Past and present jockeys react to Luca Cumani's decision to stop training
Luca Cumani's magnificent training career had a hugely significant, positive impact on the lives of many jockeys, past and present, and Kieren Fallon, Jimmy Fortune and Jamie Spencer were on Monday among those paying after it was announced Cumani would end his training operation in December.
Fallon said: "He's had a great career and has nothing to prove to anyone. I was disappointed for him when he lost Sheikh Mohammed Obaid's horses a few years ago, especially Postponed, who was top class. I'm not sure he ever really recovered from losing so many good horses.
"He was brilliant to me when I came back after a suspension and was a great man to ride for."
Fortune, who Cumani helped become champion apprentice in 1990, said: "I had my first association with Luca when I was probably only 17 or 18. When I first came over from Ireland for a guy called Michael O’Neill, up in the north, Luca offered me the job as second jockey to Frankie Dettori at the time.
"I had a couple of very good years with him, he was a wonderful trainer – we all know how good he is. Unfortunately at that time he had lost a lot of horses from the Aga Khan and I had to move on.
"He was a really good man to ride for, very intelligent. He was always extremely kind to his horses. He was a wonderful man to give a horse time; I think that was one of his best assets. He’d let the horse do the talking.
“When I returned from my back injury, he was one of the first people to be on the phone and got me going again, so I owed him a lot for that. At a time where people lost confidence in me, he was the one that put me back on good horses and gave me a chance. I’d always like to thank him for that."

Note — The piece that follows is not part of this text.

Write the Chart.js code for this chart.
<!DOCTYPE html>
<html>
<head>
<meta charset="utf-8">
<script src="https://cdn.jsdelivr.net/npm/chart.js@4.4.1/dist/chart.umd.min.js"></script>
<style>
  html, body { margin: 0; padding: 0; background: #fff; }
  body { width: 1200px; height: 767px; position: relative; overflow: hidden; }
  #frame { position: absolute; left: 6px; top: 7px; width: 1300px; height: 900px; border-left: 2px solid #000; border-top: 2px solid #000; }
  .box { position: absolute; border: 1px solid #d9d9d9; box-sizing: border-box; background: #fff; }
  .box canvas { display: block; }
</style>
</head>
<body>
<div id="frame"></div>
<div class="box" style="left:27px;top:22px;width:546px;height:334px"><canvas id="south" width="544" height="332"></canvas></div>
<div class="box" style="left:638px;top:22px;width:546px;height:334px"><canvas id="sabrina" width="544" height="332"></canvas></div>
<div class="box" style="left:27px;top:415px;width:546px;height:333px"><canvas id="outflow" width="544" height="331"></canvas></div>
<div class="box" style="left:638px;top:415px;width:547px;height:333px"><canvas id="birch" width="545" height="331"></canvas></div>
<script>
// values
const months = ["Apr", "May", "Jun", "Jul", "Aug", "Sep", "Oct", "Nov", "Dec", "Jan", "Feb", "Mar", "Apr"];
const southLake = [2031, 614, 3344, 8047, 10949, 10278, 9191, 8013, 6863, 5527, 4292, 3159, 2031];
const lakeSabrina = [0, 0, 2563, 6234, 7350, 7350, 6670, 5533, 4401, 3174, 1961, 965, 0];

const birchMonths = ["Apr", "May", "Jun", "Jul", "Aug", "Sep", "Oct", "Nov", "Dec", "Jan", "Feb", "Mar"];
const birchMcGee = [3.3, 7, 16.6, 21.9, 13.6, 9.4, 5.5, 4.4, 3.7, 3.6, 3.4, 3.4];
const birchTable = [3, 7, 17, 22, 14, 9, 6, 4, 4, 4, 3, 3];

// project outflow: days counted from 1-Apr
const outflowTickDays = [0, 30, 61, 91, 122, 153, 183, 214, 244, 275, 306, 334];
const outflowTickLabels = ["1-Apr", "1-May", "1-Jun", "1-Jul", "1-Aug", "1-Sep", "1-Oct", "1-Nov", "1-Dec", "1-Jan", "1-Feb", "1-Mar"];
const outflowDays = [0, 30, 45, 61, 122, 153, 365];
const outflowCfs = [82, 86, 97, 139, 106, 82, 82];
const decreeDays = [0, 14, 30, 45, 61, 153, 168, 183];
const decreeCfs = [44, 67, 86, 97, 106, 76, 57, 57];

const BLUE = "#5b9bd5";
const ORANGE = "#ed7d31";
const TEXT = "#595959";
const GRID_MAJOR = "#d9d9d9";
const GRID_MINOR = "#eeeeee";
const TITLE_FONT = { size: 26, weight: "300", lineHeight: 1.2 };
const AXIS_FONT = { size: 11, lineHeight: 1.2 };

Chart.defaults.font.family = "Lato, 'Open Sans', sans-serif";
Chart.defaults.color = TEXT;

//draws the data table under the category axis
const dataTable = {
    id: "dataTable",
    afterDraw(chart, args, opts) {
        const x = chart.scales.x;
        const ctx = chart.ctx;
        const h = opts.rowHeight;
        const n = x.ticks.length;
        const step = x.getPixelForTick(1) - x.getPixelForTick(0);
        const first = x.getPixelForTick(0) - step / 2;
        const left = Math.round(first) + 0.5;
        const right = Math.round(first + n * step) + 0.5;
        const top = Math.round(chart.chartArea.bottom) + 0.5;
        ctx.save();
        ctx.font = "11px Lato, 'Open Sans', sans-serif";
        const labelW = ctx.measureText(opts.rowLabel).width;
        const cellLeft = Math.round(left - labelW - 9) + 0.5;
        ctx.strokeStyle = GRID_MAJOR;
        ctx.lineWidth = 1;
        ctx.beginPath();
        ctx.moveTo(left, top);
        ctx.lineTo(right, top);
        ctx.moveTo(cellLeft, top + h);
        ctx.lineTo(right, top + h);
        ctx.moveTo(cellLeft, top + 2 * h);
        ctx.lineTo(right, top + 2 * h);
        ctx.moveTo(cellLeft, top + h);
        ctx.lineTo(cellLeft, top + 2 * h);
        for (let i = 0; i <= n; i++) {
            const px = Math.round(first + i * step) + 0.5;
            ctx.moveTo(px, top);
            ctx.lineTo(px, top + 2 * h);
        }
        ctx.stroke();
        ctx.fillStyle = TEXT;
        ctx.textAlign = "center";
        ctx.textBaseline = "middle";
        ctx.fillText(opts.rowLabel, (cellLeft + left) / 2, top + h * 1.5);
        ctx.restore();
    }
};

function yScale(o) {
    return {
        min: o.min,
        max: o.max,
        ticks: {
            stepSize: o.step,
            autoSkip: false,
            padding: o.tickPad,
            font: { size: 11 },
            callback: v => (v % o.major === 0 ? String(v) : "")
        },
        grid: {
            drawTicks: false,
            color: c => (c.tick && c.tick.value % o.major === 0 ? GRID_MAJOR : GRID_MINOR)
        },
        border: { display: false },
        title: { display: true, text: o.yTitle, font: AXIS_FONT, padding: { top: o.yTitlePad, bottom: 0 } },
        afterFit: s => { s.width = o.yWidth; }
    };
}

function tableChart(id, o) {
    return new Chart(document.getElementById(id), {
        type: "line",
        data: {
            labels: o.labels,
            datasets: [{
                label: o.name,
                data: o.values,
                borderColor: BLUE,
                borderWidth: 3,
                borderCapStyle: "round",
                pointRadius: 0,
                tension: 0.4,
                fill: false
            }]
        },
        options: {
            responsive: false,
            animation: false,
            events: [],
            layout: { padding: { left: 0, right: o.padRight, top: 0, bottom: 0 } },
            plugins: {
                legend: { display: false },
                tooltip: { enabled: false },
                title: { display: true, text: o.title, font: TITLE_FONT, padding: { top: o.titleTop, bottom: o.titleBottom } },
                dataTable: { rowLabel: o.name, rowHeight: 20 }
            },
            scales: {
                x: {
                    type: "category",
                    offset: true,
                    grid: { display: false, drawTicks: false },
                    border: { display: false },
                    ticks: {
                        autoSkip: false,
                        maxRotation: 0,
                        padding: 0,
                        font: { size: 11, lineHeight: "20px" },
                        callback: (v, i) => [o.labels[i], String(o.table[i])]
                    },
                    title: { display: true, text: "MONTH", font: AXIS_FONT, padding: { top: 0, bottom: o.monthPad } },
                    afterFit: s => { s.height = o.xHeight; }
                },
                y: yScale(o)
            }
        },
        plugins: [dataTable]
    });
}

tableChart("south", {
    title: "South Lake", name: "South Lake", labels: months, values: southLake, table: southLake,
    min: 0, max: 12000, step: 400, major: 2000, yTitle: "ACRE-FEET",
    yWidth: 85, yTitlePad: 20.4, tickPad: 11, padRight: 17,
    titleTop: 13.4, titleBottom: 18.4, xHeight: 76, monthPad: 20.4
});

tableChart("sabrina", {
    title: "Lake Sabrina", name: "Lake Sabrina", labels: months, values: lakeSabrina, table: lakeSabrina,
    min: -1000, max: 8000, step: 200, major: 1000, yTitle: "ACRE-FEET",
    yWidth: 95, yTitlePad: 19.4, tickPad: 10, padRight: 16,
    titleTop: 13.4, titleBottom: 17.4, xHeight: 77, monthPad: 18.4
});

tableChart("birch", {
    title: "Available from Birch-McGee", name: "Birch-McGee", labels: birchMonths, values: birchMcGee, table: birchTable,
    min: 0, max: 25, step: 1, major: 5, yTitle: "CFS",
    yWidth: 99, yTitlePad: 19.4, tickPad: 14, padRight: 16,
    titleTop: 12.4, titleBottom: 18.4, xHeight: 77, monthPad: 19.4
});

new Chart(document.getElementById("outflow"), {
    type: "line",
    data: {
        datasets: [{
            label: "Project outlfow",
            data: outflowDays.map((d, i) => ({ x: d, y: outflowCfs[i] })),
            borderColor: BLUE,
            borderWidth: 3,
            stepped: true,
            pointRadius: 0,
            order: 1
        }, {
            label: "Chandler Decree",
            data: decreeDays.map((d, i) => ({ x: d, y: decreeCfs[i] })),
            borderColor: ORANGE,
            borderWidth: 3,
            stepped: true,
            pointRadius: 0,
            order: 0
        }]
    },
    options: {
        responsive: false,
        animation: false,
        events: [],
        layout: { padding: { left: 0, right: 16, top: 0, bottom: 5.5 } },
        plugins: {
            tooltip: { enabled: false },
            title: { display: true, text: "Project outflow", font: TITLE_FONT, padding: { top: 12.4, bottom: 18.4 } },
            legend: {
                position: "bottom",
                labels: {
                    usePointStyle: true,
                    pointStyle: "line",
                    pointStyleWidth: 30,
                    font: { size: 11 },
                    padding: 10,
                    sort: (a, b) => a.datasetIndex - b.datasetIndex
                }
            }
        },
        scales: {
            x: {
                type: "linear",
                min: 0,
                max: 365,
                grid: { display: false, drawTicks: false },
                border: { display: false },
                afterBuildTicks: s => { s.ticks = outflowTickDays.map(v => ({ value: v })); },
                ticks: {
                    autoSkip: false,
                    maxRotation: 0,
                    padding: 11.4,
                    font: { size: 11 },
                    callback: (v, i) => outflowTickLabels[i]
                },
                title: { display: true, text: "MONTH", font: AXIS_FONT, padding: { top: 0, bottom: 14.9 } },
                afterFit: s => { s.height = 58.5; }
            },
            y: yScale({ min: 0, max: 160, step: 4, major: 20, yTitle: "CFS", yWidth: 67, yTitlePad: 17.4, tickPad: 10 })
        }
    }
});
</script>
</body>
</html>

"I look back on my time riding for him extremely fondly, winning Classics in Britain and Group 1s in America and Canada. He's a big loss to the training ranks."

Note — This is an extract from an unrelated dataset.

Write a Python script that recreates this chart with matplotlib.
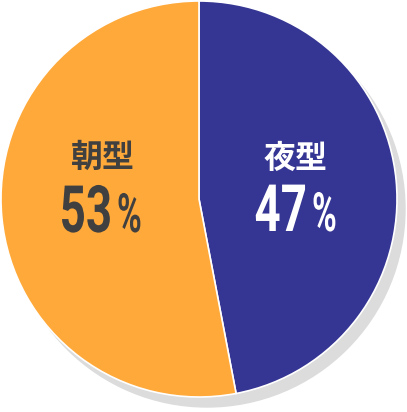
import matplotlib.pyplot as plt
from matplotlib.patches import Circle
from matplotlib.patheffects import AbstractPathEffect
from matplotlib.transforms import Affine2D

labels = ['夜型', '朝型']
values = [47, 53]
colors = ['#353594', '#FFA93A']
text_colors = ['white', '#404040']

W, H = 407, 412
cx, cy, R = 199, H - 199, 198


class Squeeze(AbstractPathEffect):
    """narrow the glyphs horizontally around x0 (display px)"""
    def __init__(self, sx, x0):
        super().__init__()
        self.sx, self.x0 = sx, x0

    def draw_path(self, renderer, gc, tpath, affine, rgbFace=None):
        t = affine + Affine2D().translate(-self.x0, 0).scale(self.sx, 1).translate(self.x0, 0)
        renderer.draw_path(gc, tpath, t, rgbFace)


fig = plt.figure(figsize=(W / 100, H / 100), dpi=100)
ax = fig.add_axes([0, 0, 1, 1])

# grey shadow behind the pie
ax.add_patch(Circle((cx + 8, cy - 10), R, color='#dcdcdc', zorder=0))

ax.pie(values, colors=colors, startangle=90, counterclock=False,
       center=(cx, cy), radius=R,
       wedgeprops=dict(edgecolor='white', linewidth=1.2))

ax.set_xlim(0, W)
ax.set_ylim(0, H)
ax.set_aspect('equal')
ax.axis('off')

# (kanji centre x, kanji y, number right edge, baseline) in px from top-left
pos = [(296, 159, 307, 231), (103, 158, 112, 232)]
for lab, val, tc, (x, ylab, xr, ybase) in zip(labels, values, text_colors, pos):
    ax.text(x, H - ylab, lab, ha='center', va='center', color=tc,
            fontsize=23, fontweight='bold', family=['Noto Sans CJK JP', 'DejaVu Sans'])
    x0 = ax.transData.transform((xr, 0))[0]
    ax.text(xr, H - ybase, str(val), ha='right', va='baseline', color=tc,
            fontsize=47, fontweight='bold', family=['Roboto', 'DejaVu Sans'],
            path_effects=[Squeeze(0.7, x0)])
    x1 = ax.transData.transform((xr + 5, 0))[0]
    ax.text(xr + 5, H - ybase, '%', ha='left', va='baseline', color=tc,
            fontsize=39, fontweight='bold', family=['Roboto', 'DejaVu Sans'],
            path_effects=[Squeeze(0.62, x1)])

fig.savefig('out.png', dpi=100)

Jamie Spencer, who rode for Cumani on Champions Day just last weekend, said: "You’ve just got to celebrate his career, he’s done so well over so many decades.

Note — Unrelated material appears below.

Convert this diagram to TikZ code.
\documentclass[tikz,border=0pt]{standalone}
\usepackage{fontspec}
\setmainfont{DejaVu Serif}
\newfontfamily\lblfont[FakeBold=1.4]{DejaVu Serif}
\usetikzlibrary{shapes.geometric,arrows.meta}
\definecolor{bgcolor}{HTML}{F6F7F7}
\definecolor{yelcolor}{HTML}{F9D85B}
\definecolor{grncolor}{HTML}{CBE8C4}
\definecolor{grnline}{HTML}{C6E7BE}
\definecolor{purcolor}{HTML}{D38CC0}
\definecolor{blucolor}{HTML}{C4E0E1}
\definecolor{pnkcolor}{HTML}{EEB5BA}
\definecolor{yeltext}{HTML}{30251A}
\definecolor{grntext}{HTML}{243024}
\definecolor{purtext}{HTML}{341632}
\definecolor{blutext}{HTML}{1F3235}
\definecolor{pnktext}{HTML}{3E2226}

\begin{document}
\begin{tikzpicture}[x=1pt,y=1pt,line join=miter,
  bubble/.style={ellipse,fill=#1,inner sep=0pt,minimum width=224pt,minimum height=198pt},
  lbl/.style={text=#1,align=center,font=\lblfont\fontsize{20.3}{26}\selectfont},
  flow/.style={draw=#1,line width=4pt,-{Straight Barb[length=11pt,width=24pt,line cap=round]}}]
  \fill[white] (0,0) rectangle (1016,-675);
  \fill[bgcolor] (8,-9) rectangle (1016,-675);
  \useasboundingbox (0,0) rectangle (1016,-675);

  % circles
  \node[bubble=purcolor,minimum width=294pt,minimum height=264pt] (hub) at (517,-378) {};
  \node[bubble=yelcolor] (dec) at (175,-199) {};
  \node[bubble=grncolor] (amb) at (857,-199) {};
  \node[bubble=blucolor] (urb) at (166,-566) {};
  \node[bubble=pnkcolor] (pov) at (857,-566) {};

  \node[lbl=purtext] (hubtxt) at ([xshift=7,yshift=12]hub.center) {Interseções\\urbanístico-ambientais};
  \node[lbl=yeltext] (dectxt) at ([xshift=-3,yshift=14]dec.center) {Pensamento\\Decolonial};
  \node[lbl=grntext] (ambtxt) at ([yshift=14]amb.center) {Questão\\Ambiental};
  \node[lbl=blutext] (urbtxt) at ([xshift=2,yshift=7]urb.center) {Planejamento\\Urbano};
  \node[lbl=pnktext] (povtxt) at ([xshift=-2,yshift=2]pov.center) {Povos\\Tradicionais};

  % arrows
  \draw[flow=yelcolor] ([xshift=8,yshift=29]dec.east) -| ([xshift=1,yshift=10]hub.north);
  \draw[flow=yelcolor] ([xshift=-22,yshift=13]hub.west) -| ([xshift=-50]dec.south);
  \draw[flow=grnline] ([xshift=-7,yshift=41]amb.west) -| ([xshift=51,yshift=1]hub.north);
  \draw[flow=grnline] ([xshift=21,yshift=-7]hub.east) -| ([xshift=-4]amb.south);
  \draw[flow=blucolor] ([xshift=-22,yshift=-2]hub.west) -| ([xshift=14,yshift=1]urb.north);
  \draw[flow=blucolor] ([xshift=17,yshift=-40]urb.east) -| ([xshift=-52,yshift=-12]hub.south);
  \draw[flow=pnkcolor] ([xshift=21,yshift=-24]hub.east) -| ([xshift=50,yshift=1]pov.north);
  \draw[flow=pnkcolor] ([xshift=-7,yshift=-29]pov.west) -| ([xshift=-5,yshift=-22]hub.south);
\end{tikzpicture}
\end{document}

"He’s been very good to me. When I moved to England initially, he was the one who gave me my first big chances. I’m very proud to have ridden for him throughout my career, up until the end of his.
"Gossamer was the best horse I rode for him. She won the Fillies’ Mile and 1,000 Guineas, and he trusted me and believed in me when I was very young.
"Those are the things that stick in your mind; that he gave me a chance when I was young and hoping to get an opportunity. He trusted me to ride Gossamer.
"Even now I can assure anyone he's still hungry and diligent in the mornings. I’ve never known him to be late, he’s a proper on-the-clock man, where twenty past seven means twenty past seven, not 19 minutes past and not 21 minutes past. He’s been like that all the way through and his attention to detail has been amazing."
Andrea Atzeni, who rode Postponed during his time with Cumani, said: "It’s a real shame – I couldn’t see this happening and I wish Luca all the best. He’s one of the greatest trainers I’ve ridden for and we’ve had some great days together, including winning the King George with Postponed."
It is not just jockeys Cumani had a lasting impact on. Several other current trainers spent time as his assistant or pupil, learning their craft under his wing.
Marco Botti said: "I used to work for him and, for me, that's where it all started. I learned so much from him. He was a legend who won everything he could possibly win.
Amy Murphy said: "It's hugely sad to hear, especially for all the team around him. He's a legendary trainer and this is the end of an era. I learned more than I ever could have hoped for under his tutelage.
"He's had a big impact on my career and I look back on my time with him with plenty of happy memories. He's had a career to be proud of."